Code that draws figures
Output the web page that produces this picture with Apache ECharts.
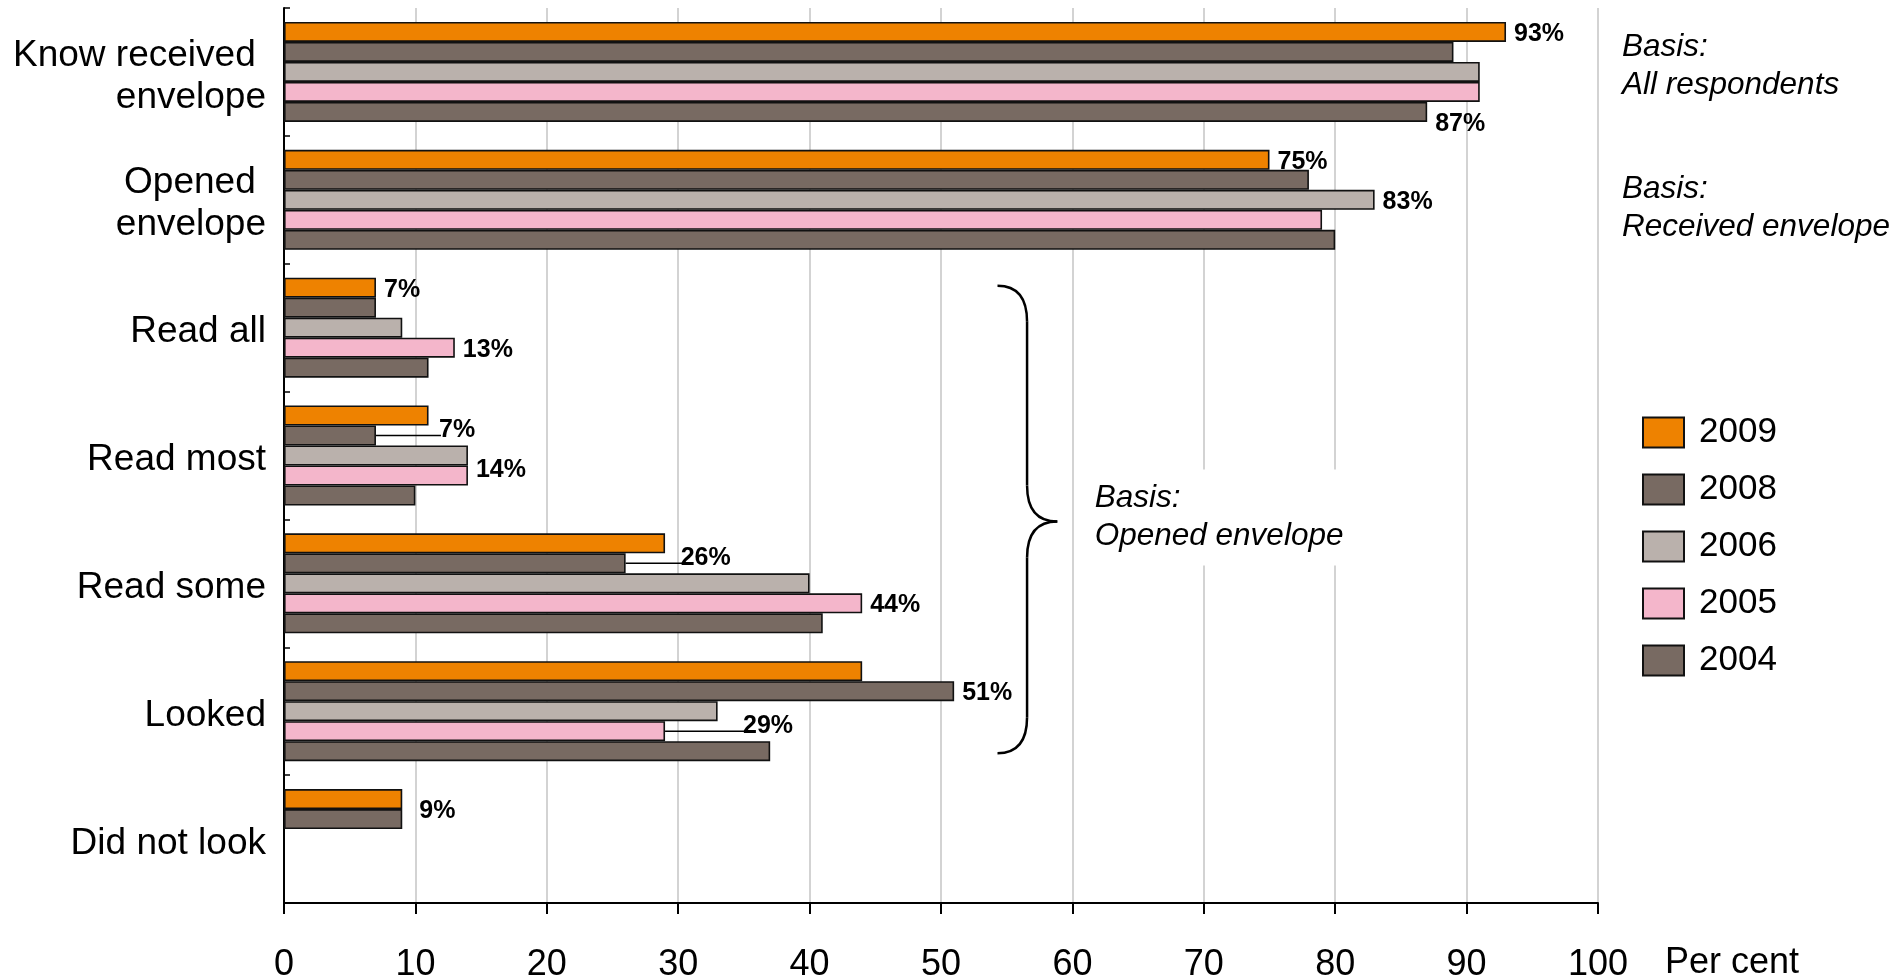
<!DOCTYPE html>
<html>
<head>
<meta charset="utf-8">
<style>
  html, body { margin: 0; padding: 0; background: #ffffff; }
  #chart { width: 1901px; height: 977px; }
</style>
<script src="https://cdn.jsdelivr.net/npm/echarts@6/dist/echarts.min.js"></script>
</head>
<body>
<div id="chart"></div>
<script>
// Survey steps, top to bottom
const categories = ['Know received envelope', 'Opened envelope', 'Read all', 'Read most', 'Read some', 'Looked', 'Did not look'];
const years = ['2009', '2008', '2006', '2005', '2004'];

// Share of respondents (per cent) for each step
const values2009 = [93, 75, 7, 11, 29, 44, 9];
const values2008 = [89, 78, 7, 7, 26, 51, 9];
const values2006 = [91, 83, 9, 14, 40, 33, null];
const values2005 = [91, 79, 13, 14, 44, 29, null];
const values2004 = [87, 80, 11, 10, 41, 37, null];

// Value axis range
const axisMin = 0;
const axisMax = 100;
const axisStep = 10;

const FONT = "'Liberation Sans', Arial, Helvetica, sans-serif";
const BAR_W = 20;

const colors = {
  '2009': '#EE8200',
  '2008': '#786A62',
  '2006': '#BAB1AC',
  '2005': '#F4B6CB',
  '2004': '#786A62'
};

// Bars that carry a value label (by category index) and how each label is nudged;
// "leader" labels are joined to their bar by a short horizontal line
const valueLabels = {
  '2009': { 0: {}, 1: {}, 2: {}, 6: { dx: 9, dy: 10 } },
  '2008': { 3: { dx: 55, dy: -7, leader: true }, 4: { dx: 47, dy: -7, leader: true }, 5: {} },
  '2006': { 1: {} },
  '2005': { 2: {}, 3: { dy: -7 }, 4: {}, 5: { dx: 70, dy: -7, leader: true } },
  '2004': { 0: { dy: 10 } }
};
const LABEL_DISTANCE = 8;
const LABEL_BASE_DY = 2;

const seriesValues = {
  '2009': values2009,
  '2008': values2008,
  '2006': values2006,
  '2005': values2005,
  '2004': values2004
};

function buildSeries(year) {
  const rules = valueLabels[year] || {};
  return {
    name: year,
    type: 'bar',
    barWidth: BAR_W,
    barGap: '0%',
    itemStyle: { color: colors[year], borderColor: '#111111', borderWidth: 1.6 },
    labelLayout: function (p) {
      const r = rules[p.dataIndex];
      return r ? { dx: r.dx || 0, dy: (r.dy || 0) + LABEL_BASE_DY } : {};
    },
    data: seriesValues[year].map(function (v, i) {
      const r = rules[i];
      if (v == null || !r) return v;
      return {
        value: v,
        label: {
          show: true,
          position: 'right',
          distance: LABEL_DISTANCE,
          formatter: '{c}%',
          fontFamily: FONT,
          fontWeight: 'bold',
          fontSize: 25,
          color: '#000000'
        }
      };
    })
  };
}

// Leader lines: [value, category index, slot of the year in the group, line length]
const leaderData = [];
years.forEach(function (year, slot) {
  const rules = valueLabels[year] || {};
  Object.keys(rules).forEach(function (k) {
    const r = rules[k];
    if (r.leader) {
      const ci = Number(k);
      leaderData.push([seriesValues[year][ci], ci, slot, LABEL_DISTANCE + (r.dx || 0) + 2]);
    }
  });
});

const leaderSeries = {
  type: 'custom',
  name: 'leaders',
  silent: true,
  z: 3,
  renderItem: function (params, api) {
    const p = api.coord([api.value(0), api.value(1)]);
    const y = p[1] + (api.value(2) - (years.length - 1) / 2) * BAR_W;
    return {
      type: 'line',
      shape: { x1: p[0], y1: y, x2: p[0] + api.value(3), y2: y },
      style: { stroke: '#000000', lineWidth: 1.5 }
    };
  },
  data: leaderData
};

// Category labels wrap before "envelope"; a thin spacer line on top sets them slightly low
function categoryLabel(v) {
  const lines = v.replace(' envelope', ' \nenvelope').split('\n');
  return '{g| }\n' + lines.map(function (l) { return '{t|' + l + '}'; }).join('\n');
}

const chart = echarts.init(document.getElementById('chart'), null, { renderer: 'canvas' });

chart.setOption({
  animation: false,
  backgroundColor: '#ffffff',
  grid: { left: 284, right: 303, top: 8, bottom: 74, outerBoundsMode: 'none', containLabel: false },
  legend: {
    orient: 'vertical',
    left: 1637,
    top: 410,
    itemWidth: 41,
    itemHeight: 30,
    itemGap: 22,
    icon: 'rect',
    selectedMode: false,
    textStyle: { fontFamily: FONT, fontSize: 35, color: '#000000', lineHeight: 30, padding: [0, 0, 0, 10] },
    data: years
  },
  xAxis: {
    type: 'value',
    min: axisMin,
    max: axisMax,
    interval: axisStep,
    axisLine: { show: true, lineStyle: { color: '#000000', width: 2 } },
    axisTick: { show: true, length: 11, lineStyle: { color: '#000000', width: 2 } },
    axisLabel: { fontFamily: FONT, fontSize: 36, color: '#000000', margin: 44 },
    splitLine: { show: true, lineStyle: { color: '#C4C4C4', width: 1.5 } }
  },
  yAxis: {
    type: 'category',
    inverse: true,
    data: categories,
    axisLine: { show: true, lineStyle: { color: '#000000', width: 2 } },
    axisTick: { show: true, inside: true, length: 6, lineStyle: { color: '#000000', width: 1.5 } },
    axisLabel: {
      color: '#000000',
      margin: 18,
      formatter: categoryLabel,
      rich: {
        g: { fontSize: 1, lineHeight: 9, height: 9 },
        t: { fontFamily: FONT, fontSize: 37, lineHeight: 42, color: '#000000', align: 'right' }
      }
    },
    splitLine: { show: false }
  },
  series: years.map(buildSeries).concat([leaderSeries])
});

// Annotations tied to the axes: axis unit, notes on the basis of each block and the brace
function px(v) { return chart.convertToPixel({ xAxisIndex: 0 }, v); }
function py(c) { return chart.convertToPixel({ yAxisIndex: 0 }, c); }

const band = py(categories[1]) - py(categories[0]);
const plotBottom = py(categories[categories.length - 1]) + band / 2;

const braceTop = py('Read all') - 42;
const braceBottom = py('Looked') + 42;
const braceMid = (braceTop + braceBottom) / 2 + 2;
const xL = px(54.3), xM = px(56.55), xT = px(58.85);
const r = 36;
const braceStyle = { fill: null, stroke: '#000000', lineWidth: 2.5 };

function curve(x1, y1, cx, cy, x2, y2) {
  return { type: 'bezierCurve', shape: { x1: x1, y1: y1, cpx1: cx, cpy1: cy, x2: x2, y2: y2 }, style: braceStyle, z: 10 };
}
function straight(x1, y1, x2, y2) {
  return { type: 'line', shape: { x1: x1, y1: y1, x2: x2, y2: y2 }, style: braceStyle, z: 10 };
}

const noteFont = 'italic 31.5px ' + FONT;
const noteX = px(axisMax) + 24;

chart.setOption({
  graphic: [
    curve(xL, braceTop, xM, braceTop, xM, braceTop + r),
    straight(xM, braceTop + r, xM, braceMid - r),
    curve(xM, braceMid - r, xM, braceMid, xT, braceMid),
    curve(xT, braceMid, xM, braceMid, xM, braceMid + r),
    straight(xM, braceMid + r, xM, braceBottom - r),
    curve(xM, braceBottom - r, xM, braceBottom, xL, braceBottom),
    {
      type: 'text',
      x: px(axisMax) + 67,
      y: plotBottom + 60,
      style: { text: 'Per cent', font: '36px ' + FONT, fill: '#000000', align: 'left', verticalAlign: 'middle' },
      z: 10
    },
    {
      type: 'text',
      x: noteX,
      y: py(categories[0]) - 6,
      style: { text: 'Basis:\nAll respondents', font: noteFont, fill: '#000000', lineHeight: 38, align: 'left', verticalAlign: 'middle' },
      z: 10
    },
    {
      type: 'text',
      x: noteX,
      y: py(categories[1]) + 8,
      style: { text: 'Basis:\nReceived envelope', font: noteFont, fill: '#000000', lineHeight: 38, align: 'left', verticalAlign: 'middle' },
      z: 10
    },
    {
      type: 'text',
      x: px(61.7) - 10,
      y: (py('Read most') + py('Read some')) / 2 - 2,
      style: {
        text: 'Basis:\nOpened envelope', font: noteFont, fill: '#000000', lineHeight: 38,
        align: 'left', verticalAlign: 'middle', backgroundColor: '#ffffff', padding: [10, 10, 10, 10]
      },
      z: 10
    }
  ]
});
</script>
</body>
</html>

* * *

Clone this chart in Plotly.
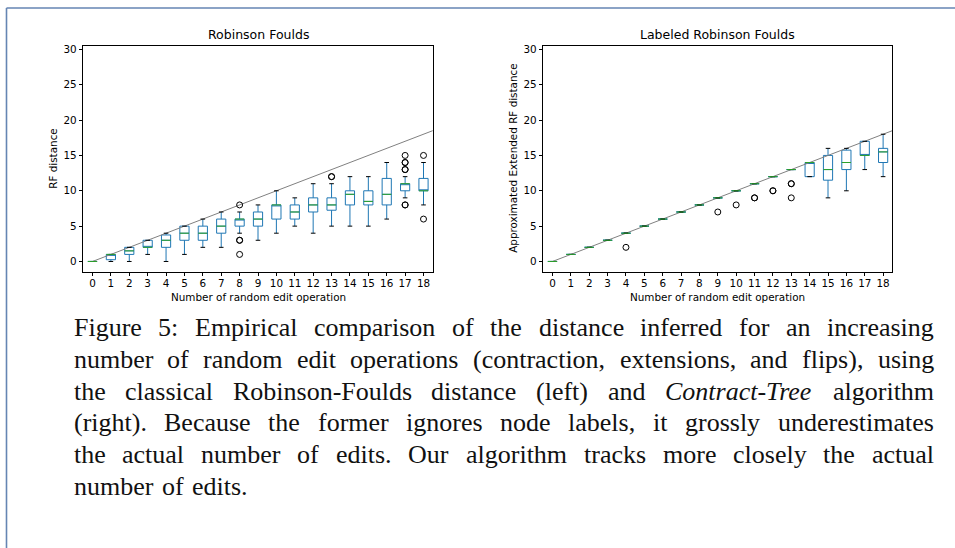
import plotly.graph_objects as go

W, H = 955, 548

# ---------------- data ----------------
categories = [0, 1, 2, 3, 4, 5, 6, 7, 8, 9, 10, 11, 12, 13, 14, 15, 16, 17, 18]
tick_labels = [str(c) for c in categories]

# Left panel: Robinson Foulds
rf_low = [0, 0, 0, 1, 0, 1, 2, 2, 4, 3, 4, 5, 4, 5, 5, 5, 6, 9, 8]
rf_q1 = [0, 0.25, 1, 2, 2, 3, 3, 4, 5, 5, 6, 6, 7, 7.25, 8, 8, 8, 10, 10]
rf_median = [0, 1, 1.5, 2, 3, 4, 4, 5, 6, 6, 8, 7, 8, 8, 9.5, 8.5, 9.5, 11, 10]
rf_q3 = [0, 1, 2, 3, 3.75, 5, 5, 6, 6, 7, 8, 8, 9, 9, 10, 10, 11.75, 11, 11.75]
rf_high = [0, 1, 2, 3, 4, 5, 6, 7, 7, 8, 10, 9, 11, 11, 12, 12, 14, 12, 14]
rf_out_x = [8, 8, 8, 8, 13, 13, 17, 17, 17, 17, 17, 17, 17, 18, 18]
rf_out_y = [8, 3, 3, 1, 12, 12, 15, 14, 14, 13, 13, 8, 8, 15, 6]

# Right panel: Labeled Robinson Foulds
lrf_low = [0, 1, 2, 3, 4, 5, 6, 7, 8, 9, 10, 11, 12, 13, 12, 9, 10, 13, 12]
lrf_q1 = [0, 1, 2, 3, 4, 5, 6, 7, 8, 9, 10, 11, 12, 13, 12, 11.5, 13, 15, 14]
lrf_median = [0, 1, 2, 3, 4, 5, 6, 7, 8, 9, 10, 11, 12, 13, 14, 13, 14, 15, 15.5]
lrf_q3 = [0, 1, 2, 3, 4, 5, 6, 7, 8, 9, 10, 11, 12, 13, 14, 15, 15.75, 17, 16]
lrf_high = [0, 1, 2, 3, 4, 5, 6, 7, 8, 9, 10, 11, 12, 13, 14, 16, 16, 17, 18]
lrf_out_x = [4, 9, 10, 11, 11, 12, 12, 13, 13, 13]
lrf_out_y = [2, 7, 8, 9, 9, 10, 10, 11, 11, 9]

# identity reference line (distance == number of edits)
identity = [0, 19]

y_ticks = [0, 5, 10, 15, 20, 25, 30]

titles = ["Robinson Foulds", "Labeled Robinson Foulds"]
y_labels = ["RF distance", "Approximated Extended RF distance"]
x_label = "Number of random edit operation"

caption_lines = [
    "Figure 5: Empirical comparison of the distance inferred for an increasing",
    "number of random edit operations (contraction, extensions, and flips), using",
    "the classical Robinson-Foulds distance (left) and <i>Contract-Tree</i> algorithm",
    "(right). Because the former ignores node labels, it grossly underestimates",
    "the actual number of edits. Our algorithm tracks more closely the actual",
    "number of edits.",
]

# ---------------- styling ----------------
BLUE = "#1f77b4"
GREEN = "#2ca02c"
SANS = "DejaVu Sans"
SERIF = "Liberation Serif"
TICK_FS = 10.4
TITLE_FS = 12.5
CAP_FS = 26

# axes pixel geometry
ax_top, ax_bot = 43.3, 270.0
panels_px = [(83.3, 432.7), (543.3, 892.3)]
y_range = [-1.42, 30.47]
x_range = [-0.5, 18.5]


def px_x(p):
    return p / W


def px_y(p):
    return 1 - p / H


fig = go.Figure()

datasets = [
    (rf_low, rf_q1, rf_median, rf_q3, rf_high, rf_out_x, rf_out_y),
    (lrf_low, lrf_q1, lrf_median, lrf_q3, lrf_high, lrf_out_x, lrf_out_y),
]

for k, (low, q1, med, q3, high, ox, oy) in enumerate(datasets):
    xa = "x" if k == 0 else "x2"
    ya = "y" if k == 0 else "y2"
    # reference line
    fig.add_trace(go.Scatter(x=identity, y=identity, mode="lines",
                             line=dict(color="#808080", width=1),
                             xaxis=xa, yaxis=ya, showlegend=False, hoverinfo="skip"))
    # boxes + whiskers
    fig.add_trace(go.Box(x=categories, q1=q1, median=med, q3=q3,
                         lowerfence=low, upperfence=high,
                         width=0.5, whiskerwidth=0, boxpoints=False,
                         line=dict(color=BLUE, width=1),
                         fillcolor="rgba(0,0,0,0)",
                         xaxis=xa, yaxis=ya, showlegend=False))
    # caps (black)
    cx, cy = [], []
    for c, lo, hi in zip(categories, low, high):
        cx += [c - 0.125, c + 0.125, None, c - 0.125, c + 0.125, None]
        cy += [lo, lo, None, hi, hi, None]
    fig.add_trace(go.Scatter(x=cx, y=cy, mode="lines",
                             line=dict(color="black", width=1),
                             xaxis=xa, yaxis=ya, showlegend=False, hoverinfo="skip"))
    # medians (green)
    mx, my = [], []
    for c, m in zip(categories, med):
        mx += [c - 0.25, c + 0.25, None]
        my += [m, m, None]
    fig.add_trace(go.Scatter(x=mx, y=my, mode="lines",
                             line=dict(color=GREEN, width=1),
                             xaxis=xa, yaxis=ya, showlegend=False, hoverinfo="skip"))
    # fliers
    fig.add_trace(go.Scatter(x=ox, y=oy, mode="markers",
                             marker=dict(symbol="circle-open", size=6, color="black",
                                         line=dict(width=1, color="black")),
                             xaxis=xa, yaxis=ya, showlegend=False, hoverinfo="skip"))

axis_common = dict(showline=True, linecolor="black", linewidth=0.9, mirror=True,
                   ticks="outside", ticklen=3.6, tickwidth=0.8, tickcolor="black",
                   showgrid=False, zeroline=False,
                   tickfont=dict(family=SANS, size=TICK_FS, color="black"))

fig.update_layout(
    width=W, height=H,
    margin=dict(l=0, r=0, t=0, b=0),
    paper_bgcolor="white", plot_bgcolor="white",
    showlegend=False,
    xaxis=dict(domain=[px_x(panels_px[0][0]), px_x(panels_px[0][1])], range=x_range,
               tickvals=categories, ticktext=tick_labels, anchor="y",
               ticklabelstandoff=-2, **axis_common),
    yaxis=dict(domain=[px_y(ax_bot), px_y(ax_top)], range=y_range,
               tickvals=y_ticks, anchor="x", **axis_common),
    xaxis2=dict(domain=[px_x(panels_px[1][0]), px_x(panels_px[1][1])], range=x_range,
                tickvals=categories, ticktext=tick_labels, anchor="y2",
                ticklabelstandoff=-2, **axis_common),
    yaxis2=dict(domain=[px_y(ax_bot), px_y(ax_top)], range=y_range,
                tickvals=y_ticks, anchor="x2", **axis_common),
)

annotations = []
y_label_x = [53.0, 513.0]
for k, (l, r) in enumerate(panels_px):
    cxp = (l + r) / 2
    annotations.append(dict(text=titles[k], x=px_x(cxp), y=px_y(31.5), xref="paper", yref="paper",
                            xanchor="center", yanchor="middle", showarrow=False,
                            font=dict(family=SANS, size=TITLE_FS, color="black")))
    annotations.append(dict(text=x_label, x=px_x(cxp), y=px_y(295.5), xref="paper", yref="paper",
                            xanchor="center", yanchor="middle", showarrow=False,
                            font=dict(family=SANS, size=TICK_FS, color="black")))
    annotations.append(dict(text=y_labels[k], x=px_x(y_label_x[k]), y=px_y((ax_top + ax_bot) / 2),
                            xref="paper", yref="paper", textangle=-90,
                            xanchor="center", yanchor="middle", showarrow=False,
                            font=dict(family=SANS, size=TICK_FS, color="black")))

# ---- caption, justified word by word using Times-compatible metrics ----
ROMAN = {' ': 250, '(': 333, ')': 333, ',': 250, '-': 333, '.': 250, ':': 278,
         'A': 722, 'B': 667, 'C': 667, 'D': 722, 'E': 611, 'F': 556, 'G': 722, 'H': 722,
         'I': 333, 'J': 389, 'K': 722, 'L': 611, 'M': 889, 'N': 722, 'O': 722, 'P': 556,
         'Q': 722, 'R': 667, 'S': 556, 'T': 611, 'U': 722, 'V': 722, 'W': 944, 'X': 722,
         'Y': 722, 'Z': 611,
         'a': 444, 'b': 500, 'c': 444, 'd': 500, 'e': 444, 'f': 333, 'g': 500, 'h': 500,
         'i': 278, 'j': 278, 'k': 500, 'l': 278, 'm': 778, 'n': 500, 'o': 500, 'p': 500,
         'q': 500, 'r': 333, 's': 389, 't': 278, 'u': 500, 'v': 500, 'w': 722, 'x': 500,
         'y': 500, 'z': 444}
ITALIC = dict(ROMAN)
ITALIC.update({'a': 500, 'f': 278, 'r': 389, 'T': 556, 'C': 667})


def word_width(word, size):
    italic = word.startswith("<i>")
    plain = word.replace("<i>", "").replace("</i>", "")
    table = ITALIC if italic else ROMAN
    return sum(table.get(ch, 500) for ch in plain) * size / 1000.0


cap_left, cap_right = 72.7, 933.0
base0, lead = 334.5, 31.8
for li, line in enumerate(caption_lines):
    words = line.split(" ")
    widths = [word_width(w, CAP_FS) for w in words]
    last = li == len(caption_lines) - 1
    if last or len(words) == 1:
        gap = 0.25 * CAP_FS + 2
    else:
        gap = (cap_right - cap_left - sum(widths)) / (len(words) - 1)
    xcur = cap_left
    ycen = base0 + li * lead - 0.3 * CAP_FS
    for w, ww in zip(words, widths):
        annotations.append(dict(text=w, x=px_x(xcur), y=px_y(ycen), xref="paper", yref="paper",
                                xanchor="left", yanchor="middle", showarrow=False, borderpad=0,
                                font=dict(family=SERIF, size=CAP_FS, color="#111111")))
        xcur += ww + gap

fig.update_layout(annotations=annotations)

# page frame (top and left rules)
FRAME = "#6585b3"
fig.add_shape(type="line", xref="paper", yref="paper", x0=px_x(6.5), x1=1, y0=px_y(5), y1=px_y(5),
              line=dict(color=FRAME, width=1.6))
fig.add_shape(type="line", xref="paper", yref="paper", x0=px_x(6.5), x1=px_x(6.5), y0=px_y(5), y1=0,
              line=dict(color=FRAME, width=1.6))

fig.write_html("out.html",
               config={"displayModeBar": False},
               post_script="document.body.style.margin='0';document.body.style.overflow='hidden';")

> **Task requirements**: Take the lines from the one holding "Clone this chart in Plotly." to the one holding "tick_labels = [str(c) for c in categories]", both lines included, and give them again exactly, with no pictures.

> **Written answer**:
Clone this chart in Plotly.
import plotly.graph_objects as go

W, H = 955, 548

# ---------------- data ----------------
categories = [0, 1, 2, 3, 4, 5, 6, 7, 8, 9, 10, 11, 12, 13, 14, 15, 16, 17, 18]
tick_labels = [str(c) for c in categories]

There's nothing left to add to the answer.